* Exercise prompt *
Transcribe every line exactly and omit anything that is a picture.

* Data shown *
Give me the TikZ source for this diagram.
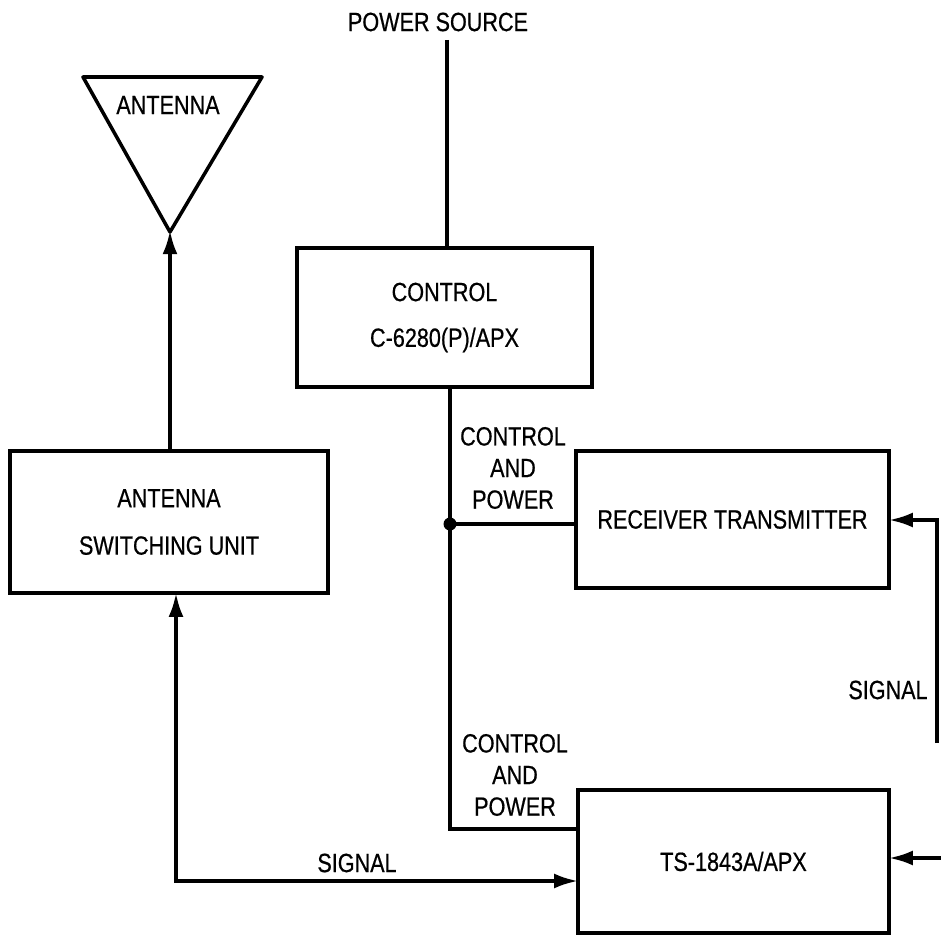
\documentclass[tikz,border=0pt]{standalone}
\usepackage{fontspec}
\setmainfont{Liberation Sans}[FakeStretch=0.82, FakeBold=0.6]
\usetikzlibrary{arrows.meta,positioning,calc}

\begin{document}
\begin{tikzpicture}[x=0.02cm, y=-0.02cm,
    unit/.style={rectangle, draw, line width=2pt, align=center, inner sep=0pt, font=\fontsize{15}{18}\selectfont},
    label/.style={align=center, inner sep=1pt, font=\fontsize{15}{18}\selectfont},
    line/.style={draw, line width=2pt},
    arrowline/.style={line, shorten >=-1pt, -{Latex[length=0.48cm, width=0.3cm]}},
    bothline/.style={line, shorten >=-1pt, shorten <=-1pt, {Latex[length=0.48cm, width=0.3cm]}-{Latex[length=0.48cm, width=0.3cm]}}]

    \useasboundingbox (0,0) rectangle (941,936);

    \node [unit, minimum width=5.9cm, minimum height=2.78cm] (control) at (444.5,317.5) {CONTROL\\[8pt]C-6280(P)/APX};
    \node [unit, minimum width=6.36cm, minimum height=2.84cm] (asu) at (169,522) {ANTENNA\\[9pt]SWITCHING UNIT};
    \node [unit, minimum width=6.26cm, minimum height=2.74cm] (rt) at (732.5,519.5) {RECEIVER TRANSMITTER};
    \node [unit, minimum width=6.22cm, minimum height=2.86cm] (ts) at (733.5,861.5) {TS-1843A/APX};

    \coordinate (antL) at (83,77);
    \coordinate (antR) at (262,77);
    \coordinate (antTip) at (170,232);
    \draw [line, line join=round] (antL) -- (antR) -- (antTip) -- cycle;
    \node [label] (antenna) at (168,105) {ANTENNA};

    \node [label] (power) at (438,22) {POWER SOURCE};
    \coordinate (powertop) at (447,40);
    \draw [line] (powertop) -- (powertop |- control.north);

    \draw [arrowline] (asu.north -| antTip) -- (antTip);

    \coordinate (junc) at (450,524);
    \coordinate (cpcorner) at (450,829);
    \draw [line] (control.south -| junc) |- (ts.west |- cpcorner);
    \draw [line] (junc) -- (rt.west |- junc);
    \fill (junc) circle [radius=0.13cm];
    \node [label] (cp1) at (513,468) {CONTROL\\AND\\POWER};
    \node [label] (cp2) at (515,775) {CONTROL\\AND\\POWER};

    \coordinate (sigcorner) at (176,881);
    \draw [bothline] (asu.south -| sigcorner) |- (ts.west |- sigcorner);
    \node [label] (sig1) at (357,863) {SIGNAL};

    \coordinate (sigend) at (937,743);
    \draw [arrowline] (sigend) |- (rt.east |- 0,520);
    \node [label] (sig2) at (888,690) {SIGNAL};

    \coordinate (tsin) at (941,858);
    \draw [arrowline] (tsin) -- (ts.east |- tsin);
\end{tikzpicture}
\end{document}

* Right answer *
Give me the TikZ source for this diagram.
\documentclass[tikz,border=0pt]{standalone}
\usepackage{fontspec}
\setmainfont{Liberation Sans}[FakeStretch=0.82, FakeBold=0.6]
\usetikzlibrary{arrows.meta,positioning,calc}

\begin{document}
\begin{tikzpicture}[x=0.02cm, y=-0.02cm,
    unit/.style={rectangle, draw, line width=2pt, align=center, inner sep=0pt, font=\fontsize{15}{18}\selectfont},
    label/.style={align=center, inner sep=1pt, font=\fontsize{15}{18}\selectfont},
    line/.style={draw, line width=2pt},
    arrowline/.style={line, shorten >=-1pt, -{Latex[length=0.48cm, width=0.3cm]}},
    bothline/.style={line, shorten >=-1pt, shorten <=-1pt, {Latex[length=0.48cm, width=0.3cm]}-{Latex[length=0.48cm, width=0.3cm]}}]

    \useasboundingbox (0,0) rectangle (941,936);

    \node [unit, minimum width=5.9cm, minimum height=2.78cm] (control) at (444.5,317.5) {CONTROL\\[8pt]C-6280(P)/APX};
    \node [unit, minimum width=6.36cm, minimum height=2.84cm] (asu) at (169,522) {ANTENNA\\[9pt]SWITCHING UNIT};
    \node [unit, minimum width=6.26cm, minimum height=2.74cm] (rt) at (732.5,519.5) {RECEIVER TRANSMITTER};
    \node [unit, minimum width=6.22cm, minimum height=2.86cm] (ts) at (733.5,861.5) {TS-1843A/APX};

    \coordinate (antL) at (83,77);
    \coordinate (antR) at (262,77);
    \coordinate (antTip) at (170,232);
    \draw [line, line join=round] (antL) -- (antR) -- (antTip) -- cycle;
    \node [label] (antenna) at (168,105) {ANTENNA};

    \node [label] (power) at (438,22) {POWER SOURCE};
    \coordinate (powertop) at (447,40);
    \draw [line] (powertop) -- (powertop |- control.north);

    \draw [arrowline] (asu.north -| antTip) -- (antTip);

    \coordinate (junc) at (450,524);
    \coordinate (cpcorner) at (450,829);
    \draw [line] (control.south -| junc) |- (ts.west |- cpcorner);
    \draw [line] (junc) -- (rt.west |- junc);
    \fill (junc) circle [radius=0.13cm];
    \node [label] (cp1) at (513,468) {CONTROL\\AND\\POWER};
    \node [label] (cp2) at (515,775) {CONTROL\\AND\\POWER};

    \coordinate (sigcorner) at (176,881);
    \draw [bothline] (asu.south -| sigcorner) |- (ts.west |- sigcorner);
    \node [label] (sig1) at (357,863) {SIGNAL};

    \coordinate (sigend) at (937,743);
    \draw [arrowline] (sigend) |- (rt.east |- 0,520);
    \node [label] (sig2) at (888,690) {SIGNAL};

    \coordinate (tsin) at (941,858);
    \draw [arrowline] (tsin) -- (ts.east |- tsin);
\end{tikzpicture}
\end{document}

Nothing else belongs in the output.